Die Harninkontinenz gehört zwar zu den häufigen Folgen eines Schlaganfalls. Doch trotz ihrer großen Bedeutung für die Betroffenen, scheint sie in der Rehabilitation eher vernachlässigt zu werden.

Funktionelle Inkontinenz durch kognitive Probleme

Bei 34 % der Frauen und 23 % der Männer ist nach dem Ereignis mit unwillkürlichem Urinabgang und Einnässen zu rechnen. Dabei gilt: Je älter die Patienten, umso größer die Wahrscheinlichkeit, dass sie bereits vor dem Ereignis Kontinenzprobleme hatten, berichtete Professor Dr. Gerhard Hamann von der Klinik für Neurologie und Neurologische Rehabilitation am Bezirkskrankenhaus Günzburg.

Was das Inkontinenzrisiko beeinflusst

  • Größe und Schwere des Großhirninfarktes
  • Beteiligung des kortikalen Blasenzentrums
  • höheres Alter
  • weibliches Geschlecht
  • begleitende Aphasien
  • schwere Paresen oder Plegien
  • Gesichtsfelddefekte
  • kognitive Einschränkungen
  • prämorbide Inkontinenz
  • Prostatahypertrophie
  • Polyurie bei Herzinsuffizienz oder renalen Problemen
Durch die Multikausalität ist es kaum möglich, neuroanatomische Schädigungen mit urodynamischen Befunden zu korrelieren, sagte Prof. Hamann

Zahlreiche Faktoren tragen zur Entwicklung der Harninkontinenz bei. So führt eine direkte Schädigung des kortikalen Blasenzentrums oder pontiner Miktionszentren im Hirnstamm zur Blasenhyperreflexie und zur Urge-Inkontinenz. Sprachliche und kognitive Einschränkungen können eine funktionelle Inkontinenz bei eigentlich erhaltener Blasenfunktion triggern, erläuterte der Kollege. Neuropathien, Harnwegsinfektionen und Nebenwirkungen von Medikamenten sind weitere mögliche Ursachen des Einnässens. Zudem führt der mit dem Schlaganfall verbundene Stress häufig zu einer Verschlechterung schon vorher bestehender Kontinenzprobleme.

Kaum Evidenz für gezielte Rehamaßnahmen

Die Folgen sind für die Betroffenen nicht zu unterschätzen: Es drohen verlängerte Krankenhausaufenthalte mit der Folge einer verzögerten Rehabilitation, die Patienten landen häufiger in Pflegeeinrichtungen und ihre Prognose ist insgesamt schlechter.
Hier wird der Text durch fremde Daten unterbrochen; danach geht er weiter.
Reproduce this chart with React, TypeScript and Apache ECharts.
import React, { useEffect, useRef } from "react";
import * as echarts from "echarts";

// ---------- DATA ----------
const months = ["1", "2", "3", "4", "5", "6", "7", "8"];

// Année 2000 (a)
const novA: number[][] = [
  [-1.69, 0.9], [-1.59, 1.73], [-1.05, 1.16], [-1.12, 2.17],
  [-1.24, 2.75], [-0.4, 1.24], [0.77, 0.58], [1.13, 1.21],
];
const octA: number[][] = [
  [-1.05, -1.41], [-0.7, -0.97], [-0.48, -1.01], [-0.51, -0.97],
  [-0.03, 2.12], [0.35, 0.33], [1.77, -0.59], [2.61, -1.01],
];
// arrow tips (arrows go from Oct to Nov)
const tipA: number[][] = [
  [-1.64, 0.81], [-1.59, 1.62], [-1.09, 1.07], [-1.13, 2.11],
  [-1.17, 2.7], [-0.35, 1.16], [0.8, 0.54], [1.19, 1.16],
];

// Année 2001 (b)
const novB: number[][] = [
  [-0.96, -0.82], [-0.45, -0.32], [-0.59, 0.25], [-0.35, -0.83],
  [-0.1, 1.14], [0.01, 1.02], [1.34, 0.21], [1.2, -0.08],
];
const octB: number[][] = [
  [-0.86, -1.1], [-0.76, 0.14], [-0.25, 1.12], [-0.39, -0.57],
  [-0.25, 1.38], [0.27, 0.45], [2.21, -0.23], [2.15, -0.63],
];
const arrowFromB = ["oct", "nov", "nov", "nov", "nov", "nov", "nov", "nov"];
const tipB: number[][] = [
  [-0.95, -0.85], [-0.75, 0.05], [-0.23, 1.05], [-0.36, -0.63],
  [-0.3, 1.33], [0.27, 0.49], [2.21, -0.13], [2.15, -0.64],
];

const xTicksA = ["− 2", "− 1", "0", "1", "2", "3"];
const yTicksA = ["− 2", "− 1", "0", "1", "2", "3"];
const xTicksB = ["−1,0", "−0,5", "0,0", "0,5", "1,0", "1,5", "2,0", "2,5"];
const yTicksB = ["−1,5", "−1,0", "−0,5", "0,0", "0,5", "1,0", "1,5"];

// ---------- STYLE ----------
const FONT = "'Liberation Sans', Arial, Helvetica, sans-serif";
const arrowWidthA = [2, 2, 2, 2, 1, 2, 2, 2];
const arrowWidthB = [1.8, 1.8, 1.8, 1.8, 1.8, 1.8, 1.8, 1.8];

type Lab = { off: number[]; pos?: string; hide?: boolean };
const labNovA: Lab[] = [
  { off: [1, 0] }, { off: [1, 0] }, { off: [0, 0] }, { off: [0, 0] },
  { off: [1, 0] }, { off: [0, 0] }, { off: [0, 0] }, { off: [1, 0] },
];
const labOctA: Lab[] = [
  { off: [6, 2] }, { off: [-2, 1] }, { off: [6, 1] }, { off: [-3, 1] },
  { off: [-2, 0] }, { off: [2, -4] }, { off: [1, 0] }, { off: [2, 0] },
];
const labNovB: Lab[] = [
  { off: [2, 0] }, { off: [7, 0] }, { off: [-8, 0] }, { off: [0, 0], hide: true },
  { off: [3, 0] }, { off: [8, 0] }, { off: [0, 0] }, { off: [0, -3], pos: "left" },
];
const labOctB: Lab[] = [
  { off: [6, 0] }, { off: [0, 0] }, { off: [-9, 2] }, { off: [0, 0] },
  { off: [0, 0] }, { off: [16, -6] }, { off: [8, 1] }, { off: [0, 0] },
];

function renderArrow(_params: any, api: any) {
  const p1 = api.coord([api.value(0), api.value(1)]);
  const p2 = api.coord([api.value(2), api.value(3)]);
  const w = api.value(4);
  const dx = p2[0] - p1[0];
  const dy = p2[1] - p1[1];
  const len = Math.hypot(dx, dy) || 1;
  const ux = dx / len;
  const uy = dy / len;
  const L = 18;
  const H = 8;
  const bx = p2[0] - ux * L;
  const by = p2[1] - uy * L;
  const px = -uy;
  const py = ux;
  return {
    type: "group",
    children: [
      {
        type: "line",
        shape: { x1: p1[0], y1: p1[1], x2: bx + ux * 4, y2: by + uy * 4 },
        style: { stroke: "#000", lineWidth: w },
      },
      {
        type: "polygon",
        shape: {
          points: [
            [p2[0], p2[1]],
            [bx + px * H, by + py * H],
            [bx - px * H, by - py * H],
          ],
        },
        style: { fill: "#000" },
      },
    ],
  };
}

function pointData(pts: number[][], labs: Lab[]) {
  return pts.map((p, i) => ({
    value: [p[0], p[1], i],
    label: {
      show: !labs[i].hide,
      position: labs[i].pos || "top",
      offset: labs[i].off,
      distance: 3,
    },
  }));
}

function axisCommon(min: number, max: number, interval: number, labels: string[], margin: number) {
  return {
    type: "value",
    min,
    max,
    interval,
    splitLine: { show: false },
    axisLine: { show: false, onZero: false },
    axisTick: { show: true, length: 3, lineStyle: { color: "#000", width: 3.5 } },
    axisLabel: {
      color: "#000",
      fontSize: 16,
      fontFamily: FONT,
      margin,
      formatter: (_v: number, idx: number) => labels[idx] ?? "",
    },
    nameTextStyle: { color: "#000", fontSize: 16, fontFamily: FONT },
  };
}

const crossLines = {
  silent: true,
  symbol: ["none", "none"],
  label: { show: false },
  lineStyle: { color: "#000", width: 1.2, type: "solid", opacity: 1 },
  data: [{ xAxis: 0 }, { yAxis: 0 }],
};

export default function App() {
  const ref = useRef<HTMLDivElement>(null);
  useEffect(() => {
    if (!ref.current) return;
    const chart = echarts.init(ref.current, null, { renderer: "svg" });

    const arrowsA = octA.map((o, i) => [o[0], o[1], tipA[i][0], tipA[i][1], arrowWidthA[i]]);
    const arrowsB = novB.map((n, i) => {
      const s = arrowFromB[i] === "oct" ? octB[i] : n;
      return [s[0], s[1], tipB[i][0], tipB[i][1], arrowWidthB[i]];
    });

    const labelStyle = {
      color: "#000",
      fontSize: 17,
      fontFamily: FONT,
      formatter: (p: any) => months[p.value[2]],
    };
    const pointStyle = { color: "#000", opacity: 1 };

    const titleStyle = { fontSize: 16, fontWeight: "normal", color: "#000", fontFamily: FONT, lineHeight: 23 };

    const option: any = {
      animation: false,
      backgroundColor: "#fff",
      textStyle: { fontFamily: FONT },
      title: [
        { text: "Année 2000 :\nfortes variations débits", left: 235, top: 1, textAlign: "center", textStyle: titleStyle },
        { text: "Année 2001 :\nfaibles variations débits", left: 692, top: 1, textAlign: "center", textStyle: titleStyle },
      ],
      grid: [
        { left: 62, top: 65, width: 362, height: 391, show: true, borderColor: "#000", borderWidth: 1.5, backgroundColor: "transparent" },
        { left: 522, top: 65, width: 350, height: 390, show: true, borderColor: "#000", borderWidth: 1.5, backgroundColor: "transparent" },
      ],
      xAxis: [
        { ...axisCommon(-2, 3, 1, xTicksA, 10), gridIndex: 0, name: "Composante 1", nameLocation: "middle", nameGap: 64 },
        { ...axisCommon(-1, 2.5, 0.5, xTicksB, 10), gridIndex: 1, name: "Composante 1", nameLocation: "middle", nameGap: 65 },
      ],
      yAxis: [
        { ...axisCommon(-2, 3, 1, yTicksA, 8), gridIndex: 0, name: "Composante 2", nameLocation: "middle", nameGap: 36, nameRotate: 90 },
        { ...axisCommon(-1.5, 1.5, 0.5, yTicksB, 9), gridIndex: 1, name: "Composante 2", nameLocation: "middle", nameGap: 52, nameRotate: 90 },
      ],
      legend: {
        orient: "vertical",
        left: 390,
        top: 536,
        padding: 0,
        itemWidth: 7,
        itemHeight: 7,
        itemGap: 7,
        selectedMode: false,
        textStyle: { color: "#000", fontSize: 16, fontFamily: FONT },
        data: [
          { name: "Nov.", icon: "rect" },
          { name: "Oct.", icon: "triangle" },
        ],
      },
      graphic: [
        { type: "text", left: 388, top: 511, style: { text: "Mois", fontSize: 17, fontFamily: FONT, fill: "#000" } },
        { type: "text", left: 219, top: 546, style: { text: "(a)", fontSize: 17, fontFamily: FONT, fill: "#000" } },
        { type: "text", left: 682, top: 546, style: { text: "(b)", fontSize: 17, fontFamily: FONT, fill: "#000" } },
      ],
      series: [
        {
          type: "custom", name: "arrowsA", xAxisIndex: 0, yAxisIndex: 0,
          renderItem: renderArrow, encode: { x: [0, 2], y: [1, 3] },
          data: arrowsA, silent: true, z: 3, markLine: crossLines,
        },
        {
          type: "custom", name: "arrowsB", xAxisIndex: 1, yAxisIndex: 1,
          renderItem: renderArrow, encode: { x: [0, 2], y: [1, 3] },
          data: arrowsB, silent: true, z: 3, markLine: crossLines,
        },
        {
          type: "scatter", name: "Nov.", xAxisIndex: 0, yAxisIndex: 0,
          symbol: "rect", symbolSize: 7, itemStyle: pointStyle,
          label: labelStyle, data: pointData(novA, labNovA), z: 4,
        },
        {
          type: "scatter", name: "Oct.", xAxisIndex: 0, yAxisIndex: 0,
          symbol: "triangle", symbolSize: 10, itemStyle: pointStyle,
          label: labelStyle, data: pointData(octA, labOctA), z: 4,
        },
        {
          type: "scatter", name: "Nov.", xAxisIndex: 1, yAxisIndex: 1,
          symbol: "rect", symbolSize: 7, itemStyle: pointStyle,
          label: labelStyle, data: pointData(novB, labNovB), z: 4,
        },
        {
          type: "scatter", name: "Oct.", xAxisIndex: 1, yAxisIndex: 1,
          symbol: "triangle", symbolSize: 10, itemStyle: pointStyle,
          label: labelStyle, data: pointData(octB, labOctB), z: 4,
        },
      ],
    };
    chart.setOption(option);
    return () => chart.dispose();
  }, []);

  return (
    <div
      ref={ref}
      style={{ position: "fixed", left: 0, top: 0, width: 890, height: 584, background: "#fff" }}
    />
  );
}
Angesichts dieser Konsequenzen ist es für den Kollegen erschütternd, wie wenig man über die Post-Schlaganfall-Inkontinenz tatsächlich weiß – auch hinsichtlich der Therapie im Rahmen der Rehabilitation, für die es kaum Evidenz gibt. Da der Wirknachweis für Einzelmaßnahmen fehlt, erfolgt in der Regel eine multimodale Behandlung u.a. mit Blasentraining, zeitgestützter Blasenentleerung, Einsatz von Kontinenzpflegekräften, Akupunktur, Elektroakupunktur, anticholinergen und adrenergen Medikamenten, Hormontherapien und physiotherapeutischen Maßnahmen. Als problematisch erachtet Prof. Hamann die Therapie der Inkontinenz im häuslichen Bereich: Während zum Beispiel Logopädie oder Ergotherapie nach der Reha weiterlaufen, fühlt sich für das Einnässen oft keiner so richtig zuständig, kritisierte er. Wichtige Schritte, um die Situation zu verbessern, wären eine standardisierte Evaluation der Inkontinenz bei allen Schlaganfallpatienten sowie gezielte multimodale Therapieansätze.